I've been thinking a lot about this post by Jason Cherniak and my husband.
First, Jason. He's realizing that upping the ante with the CPC might just not be worth it. But it might be the only thing that works or gets attention.
My husband, a liberal American, thinks that the problem with liberals is that they don't use the *bs* the conservatives/republicans spew against them to show how stupid and vile they really are. He'll vote for liberals, but he won't associate himself with them.
I don't comment on what the Blogging Tories or anyone else is saying about Stephane Dion, the Liberal Party of Canada or whomever is trying to do something that ... shows how far we've come as a country when it comes to recognizing the separation of church and life.
I don't because perhaps I do have that "Liberal arrogance". I know that I'm right most of the time about what my country needs to do.

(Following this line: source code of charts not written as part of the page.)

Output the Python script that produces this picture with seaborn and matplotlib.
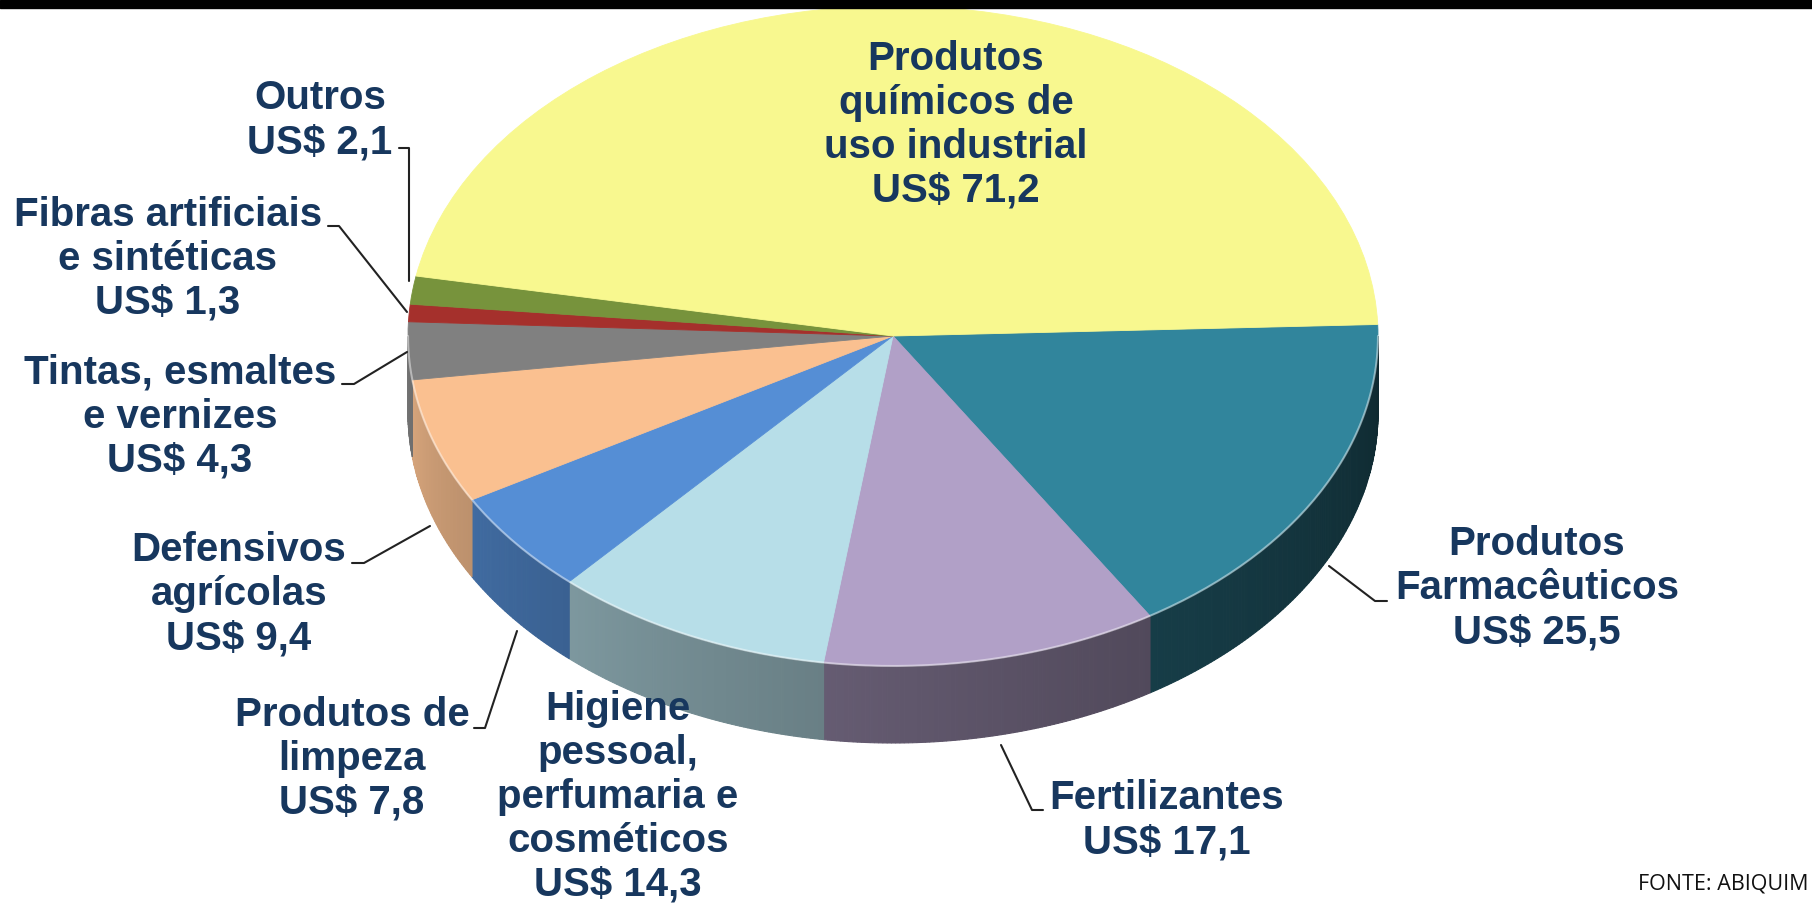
import numpy as np
import matplotlib.pyplot as plt
import matplotlib.colors as mcolors
from matplotlib.patches import Polygon, Rectangle
import seaborn as sns

# %%
# dados (US$ bilhões) - fatias no sentido horário a partir de leste
categorias = ["Produtos Farmacêuticos", "Fertilizantes",
              "Higiene pessoal, perfumaria e cosméticos", "Produtos de limpeza",
              "Defensivos agrícolas", "Tintas, esmaltes e vernizes",
              "Fibras artificiais e sintéticas", "Outros",
              "Produtos químicos de uso industrial"]
valores = [25.5, 17.1, 14.3, 7.8, 9.4, 4.3, 1.3, 2.1, 71.2]
rotulos = ["Produtos\nFarmacêuticos\nUS$ 25,5",
           "Fertilizantes\nUS$ 17,1",
           "Higiene\npessoal,\nperfumaria e\ncosméticos\nUS$ 14,3",
           "Produtos de\nlimpeza\nUS$ 7,8",
           "Defensivos\nagrícolas\nUS$ 9,4",
           "Tintas, esmaltes\ne vernizes\nUS$ 4,3",
           "Fibras artificiais\ne sintéticas\nUS$ 1,3",
           "Outros\nUS$ 2,1",
           "Produtos\nquímicos de\nuso industrial\nUS$ 71,2"]
cores = ["#31859C", "#B1A0C7", "#B7DEE8", "#558ED5", "#FAC090",
         "#808080", "#A5302C", "#77933C", "#F8F88F"]

# %%
W, H = 1812, 910
CX, CY, RX, RY, DEPTH = 893, 336, 485, 330, 77

def px(x, y):
    return (x - CX) / RX, (CY - y) / RY

sns.set_style("white")
plt.rcParams['font.family'] = ['Liberation Sans', 'DejaVu Sans']
fig = plt.figure(figsize=(W / 100, H / 100), dpi=100)
ax = fig.add_axes([0, 0, 1, 1])

wedges, _ = ax.pie(valores, colors=cores, startangle=2, counterclock=False,
                   radius=1, center=(0, 0), frame=False,
                   wedgeprops=dict(linewidth=0.6, zorder=3))
for w, c in zip(wedges, cores):
    w.set_edgecolor(c)
ax.set_aspect('auto')
x0, y0 = px(0, H)
x1, y1 = px(W, 0)
ax.set_xlim(x0, x1)
ax.set_ylim(y0, y1)
ax.axis('off')

# parede lateral (efeito 3D)
d = DEPTH / RY
def shade(c, ang):
    u = ((ang % 360) - 180) / 180
    f = 0.93 - 0.62 * max(u, 0) ** 0.7
    r, g, b = mcolors.to_rgb(c)
    return (r * f, g * f, b * f)

for w, c in zip(wedges, cores):
    ts = np.linspace(w.theta1, w.theta2, max(int(w.theta2 - w.theta1) * 2, 2) + 1)
    for a, b in zip(ts[:-1], ts[1:]):
        m = np.radians((a + b) / 2)
        if np.sin(m) >= 0:
            continue
        ra, rb = np.radians(a), np.radians(b)
        quad = [(np.cos(ra), np.sin(ra)), (np.cos(rb), np.sin(rb)),
                (np.cos(rb), np.sin(rb) - d), (np.cos(ra), np.sin(ra) - d)]
        col = shade(c, (a + b) / 2)
        ax.add_patch(Polygon(quad, closed=True, facecolor=col, edgecolor=col,
                             linewidth=0.8, zorder=2))

t = np.radians(np.linspace(180, 360, 200))
ax.plot(np.cos(t), np.sin(t), color='white', alpha=0.45, lw=1.5, zorder=4)

# %%
# rótulos
pos = [(1537, 588), (1167, 820), (618, 797), (352, 759), (239, 594),
       (180, 417), (168, 259), (320, 120), (956, 125)]
for txt, (x, y) in zip(rotulos, pos):
    ax.text(*px(x, y), txt, ha='center', va='center', fontsize=29,
            fontweight='bold', color='#17375E', linespacing=1.2, zorder=6)

guias = [[(1387, 601), (1375, 601), (1329, 566)],
         [(1043, 810), (1032, 810), (1001, 745)],
         [(474, 728), (485, 728), (517, 631)],
         [(352, 563), (364, 563), (430, 526)],
         [(342, 384), (354, 384), (407, 352)],
         [(328, 226), (339, 226), (407, 312)],
         [(399, 148), (409, 148), (409, 281)]]
for g in guias:
    xs, ys = zip(*[px(*p) for p in g])
    ax.plot(xs, ys, color='#222222', lw=1.5, zorder=5)

fig.text(0.998, 1 - 884 / H, "FONTE: ABIQUIM", ha='right', va='center',
         fontsize=15.5, family='Open Sans', color='#111111')
fig.patches.append(Rectangle((0, 1 - 8 / H), 1, 8 / H, transform=fig.transFigure,
                             color='black', zorder=10))

plt.savefig("out.png", dpi=100)
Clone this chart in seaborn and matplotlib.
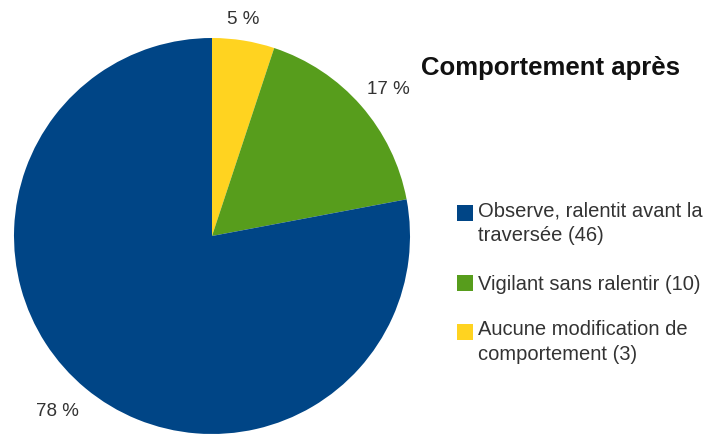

My earliest memories of government were Brian Mulroney making my $0.25 Gobstoppers cost $0.27, even though the price tag still said $0.25. I remember my parents being really worried about the future of my dad's job when the FTA started. None of my memories of the only Conservative government I have ever known have been good.
But I did start my professional life more than half way through Jean Chretien's majorities. I've had a relatively stable and upwardly mobile working life since. The Liberals did great things for my country during my adult life, and other than my dislike for Paul Martin, (Name one good [even great] finance minister that made a good PM. G'wan... I dare you.) things have been pretty good. Stable democracies rarely are exciting.
Jean Chretien wasn't Prime Minister for 10 years by some sort of fluke. It wasn't an accident that he won 3 majority governments. He did it because the Canadian people knew that he'd never do anything that would piss the majority of us off. That's the way Canadians like their governments. Always have.
I don't bother engaging the Tories or the Dippers because I know that the Liberal Party will get further just by being right. By just speaking their truth, sharing their plan, giving the information and showing up when it counts.
That's not flashy or glamourous and it makes for little press coverage, but I really, really think that the majority of Canadians don't get their political views from the MSM or talk radio or wherever. They just know, and they'll vote for Dave or Kathy for their MP because they know them from city council or local hockey or from provincial parliament.
I think that the LPC should spend more time attracting and recruiting candidates who are known in each individual riding. I think they should appoint them if necessary. I think that the policy of parachuting candidates into ridings should be reconsidered, and be used only when someone the stature of Wayne Gretzky or Donald Sutherland decides to run. (Not that I'm saying either one of them is running, just someone that well known.)
I think that the LPC needs to run their version of a 50-State Strategy. That means there should be more Stephane Dion, Bob Rae, Martha Hall-Findlay, Gerard Kennedy, etc. out here in BC talking about the Green Shift this summer. I think that the LPC has got to do more to stop treating people from BC (especially from Metro Vancouver) like they only exist at election time.
Perhaps it's naive of me, but I really think that engaging the CPC should be saved for the dark arts of Question Period, and the Liberal Party Team should be out there, from sea to sea to sea sharing our vision and speaking our truth as if the Sideshow Steves of the world have been sucked into the black hole that is Calgary.
Maybe it's just that my mother taught me that I shouldn't stare at or tease the mentally deficient, and you shouldn't pick on people smaller than you.